**Written request:** Copy, exactly and only, the lines from the one with "Convert this chart to Altair code." up to and including the one with "ys = alt.Scale(domain=[0, 7000], nice=False)", leaving pictures out.

(Records with drawing code)
----

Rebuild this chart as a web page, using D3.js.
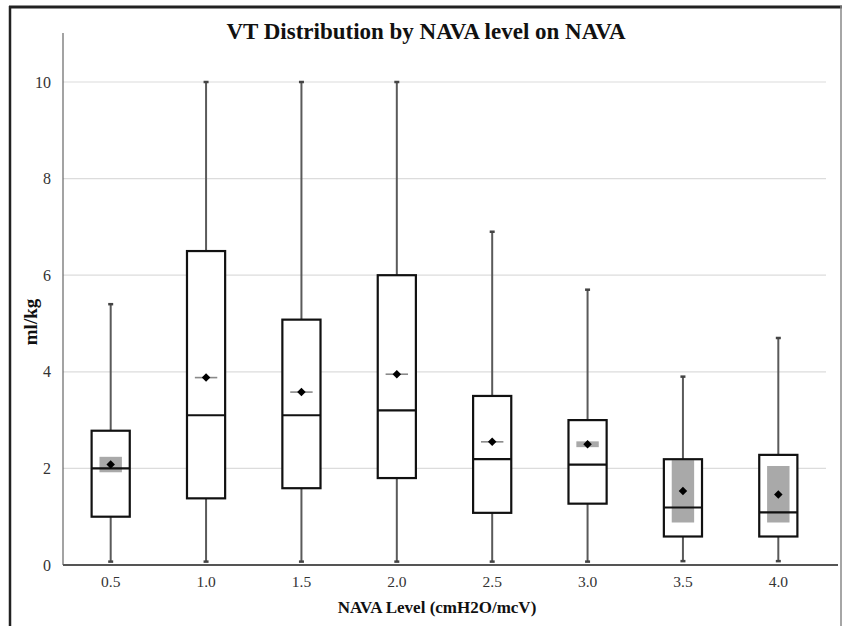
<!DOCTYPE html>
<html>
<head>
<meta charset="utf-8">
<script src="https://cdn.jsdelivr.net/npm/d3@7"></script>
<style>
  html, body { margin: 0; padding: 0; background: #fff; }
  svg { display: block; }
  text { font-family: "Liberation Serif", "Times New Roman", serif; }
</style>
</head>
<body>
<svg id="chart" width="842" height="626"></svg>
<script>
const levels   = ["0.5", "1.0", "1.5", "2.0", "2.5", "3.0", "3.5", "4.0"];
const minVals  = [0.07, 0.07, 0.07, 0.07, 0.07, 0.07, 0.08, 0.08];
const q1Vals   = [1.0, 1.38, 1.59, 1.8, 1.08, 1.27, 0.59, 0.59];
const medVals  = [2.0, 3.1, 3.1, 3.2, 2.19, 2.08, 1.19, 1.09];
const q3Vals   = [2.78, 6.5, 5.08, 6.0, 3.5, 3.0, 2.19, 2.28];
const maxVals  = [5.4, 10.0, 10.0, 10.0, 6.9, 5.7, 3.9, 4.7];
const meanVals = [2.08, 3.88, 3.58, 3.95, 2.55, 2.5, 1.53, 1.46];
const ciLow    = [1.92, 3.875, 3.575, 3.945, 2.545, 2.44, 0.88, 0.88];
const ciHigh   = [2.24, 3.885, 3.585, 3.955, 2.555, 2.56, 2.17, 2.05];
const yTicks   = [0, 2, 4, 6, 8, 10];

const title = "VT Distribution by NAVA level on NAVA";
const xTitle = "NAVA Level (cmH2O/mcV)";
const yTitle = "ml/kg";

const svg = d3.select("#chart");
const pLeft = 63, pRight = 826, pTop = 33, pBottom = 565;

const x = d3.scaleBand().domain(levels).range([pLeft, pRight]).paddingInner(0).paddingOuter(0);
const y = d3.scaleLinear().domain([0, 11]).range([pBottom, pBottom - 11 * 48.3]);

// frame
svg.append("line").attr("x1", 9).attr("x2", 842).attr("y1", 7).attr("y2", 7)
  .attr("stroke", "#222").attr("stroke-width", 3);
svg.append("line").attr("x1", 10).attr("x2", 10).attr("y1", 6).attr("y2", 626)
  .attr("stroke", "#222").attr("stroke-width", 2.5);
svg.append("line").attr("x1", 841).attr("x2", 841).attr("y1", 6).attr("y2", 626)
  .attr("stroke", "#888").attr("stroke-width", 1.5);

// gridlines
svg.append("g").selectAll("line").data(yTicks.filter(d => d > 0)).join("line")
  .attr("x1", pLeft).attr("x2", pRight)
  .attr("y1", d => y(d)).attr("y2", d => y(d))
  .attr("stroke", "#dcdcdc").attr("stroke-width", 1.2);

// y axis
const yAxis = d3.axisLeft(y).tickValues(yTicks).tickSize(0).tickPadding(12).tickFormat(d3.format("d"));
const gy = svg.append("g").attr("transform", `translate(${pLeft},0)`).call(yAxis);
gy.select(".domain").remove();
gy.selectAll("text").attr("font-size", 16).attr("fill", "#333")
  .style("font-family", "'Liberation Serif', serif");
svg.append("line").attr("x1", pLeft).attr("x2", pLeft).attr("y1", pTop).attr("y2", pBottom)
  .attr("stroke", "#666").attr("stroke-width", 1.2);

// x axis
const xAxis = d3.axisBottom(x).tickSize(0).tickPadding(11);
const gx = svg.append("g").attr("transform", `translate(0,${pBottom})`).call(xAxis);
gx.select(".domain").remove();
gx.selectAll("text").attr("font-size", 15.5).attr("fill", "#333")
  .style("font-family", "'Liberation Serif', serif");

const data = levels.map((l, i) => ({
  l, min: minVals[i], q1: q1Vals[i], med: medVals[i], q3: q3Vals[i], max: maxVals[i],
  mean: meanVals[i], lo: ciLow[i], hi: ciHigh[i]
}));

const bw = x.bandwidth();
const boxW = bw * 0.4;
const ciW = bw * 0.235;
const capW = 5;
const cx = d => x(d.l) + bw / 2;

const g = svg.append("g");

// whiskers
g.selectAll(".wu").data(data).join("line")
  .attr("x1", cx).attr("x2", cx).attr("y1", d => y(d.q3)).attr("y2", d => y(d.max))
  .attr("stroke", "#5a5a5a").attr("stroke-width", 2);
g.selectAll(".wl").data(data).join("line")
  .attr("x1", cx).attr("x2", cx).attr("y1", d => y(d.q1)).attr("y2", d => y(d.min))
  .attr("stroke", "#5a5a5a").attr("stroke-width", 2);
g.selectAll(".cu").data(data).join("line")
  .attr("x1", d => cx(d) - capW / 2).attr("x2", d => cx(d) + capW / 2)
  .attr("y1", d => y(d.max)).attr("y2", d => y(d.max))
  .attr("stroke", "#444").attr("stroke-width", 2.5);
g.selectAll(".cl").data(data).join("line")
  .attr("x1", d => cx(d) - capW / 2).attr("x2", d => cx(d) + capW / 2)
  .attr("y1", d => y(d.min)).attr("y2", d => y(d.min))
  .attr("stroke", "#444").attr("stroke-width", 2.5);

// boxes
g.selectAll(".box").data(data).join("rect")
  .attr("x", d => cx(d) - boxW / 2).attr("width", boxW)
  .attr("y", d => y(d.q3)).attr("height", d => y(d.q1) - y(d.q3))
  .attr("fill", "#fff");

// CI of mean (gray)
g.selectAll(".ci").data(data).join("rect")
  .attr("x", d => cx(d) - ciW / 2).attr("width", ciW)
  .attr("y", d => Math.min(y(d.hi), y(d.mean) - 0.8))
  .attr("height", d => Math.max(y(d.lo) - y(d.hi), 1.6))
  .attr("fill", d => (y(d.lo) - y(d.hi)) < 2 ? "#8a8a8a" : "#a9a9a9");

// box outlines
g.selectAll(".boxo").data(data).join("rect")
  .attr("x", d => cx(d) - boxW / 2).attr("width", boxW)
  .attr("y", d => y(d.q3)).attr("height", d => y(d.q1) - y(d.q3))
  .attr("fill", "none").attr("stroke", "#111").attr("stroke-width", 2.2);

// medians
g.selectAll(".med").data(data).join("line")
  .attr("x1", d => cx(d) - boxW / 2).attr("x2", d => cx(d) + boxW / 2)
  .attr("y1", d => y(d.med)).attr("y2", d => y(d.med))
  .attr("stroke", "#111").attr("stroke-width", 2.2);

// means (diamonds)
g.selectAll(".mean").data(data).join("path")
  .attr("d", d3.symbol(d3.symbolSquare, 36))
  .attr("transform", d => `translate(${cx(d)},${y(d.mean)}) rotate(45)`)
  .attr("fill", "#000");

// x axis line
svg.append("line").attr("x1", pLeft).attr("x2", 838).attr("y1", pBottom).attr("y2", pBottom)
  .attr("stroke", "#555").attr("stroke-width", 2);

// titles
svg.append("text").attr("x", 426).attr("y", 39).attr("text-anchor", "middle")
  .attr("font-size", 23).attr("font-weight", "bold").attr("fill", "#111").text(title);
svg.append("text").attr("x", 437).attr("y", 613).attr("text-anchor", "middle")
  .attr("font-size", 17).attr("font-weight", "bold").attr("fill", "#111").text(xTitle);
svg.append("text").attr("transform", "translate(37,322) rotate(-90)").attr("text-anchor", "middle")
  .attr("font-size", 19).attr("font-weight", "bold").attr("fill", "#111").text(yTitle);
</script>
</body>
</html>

----

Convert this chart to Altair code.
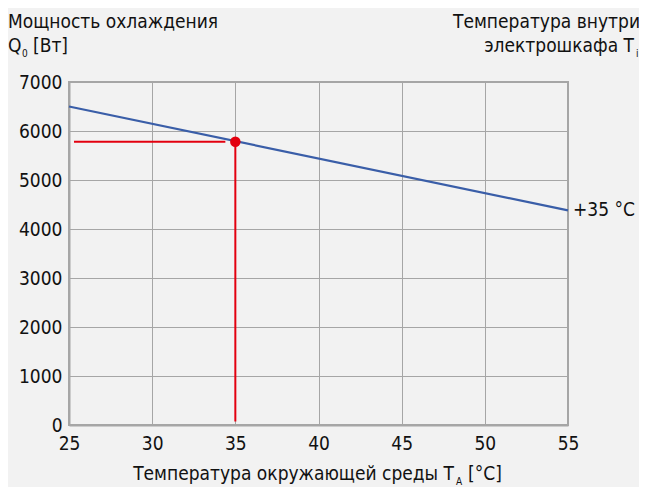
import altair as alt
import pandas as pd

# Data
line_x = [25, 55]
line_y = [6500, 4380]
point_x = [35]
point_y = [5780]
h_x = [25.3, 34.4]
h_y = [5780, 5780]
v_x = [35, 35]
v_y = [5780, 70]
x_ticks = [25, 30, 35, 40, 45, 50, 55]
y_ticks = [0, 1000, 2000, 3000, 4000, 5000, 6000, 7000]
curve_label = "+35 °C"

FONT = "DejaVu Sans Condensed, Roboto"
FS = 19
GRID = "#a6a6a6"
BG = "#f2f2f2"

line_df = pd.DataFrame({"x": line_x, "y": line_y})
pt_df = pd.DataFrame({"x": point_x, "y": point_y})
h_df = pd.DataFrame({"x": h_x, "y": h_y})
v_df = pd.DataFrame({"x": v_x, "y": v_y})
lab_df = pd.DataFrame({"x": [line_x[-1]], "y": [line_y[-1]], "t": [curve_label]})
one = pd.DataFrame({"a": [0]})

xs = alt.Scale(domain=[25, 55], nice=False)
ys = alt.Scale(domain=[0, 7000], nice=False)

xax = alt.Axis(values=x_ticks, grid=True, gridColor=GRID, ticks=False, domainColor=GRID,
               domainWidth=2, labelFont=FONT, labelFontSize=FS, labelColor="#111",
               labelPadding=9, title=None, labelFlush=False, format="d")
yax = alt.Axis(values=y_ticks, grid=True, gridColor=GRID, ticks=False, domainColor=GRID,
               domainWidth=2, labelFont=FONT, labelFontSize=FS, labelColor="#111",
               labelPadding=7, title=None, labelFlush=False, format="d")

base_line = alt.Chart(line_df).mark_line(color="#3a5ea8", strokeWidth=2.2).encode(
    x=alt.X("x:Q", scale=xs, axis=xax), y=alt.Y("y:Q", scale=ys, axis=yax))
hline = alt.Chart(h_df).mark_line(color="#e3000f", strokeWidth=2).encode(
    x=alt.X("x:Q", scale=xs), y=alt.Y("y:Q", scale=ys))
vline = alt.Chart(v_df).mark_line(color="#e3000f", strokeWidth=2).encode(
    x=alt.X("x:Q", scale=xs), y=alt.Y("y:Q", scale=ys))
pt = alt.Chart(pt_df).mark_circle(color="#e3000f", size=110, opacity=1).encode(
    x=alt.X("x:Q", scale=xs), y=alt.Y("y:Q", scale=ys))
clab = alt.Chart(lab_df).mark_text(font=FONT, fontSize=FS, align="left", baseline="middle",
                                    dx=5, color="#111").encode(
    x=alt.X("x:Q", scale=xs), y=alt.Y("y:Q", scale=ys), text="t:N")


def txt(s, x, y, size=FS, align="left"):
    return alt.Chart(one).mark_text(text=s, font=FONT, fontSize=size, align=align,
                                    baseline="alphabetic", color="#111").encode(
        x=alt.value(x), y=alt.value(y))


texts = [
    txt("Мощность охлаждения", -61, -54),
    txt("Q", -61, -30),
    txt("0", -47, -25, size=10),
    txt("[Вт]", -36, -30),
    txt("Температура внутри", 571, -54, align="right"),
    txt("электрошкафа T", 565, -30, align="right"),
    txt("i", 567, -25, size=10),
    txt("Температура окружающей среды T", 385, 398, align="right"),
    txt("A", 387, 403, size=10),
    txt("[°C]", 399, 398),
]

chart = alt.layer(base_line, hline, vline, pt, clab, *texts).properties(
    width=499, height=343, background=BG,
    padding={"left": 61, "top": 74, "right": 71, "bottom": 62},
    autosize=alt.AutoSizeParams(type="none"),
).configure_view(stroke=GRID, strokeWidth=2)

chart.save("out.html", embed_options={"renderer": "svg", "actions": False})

----

**Written answer:**
Convert this chart to Altair code.
import altair as alt
import pandas as pd

# Data
line_x = [25, 55]
line_y = [6500, 4380]
point_x = [35]
point_y = [5780]
h_x = [25.3, 34.4]
h_y = [5780, 5780]
v_x = [35, 35]
v_y = [5780, 70]
x_ticks = [25, 30, 35, 40, 45, 50, 55]
y_ticks = [0, 1000, 2000, 3000, 4000, 5000, 6000, 7000]
curve_label = "+35 °C"

FONT = "DejaVu Sans Condensed, Roboto"
FS = 19
GRID = "#a6a6a6"
BG = "#f2f2f2"

line_df = pd.DataFrame({"x": line_x, "y": line_y})
pt_df = pd.DataFrame({"x": point_x, "y": point_y})
h_df = pd.DataFrame({"x": h_x, "y": h_y})
v_df = pd.DataFrame({"x": v_x, "y": v_y})
lab_df = pd.DataFrame({"x": [line_x[-1]], "y": [line_y[-1]], "t": [curve_label]})
one = pd.DataFrame({"a": [0]})

xs = alt.Scale(domain=[25, 55], nice=False)
ys = alt.Scale(domain=[0, 7000], nice=False)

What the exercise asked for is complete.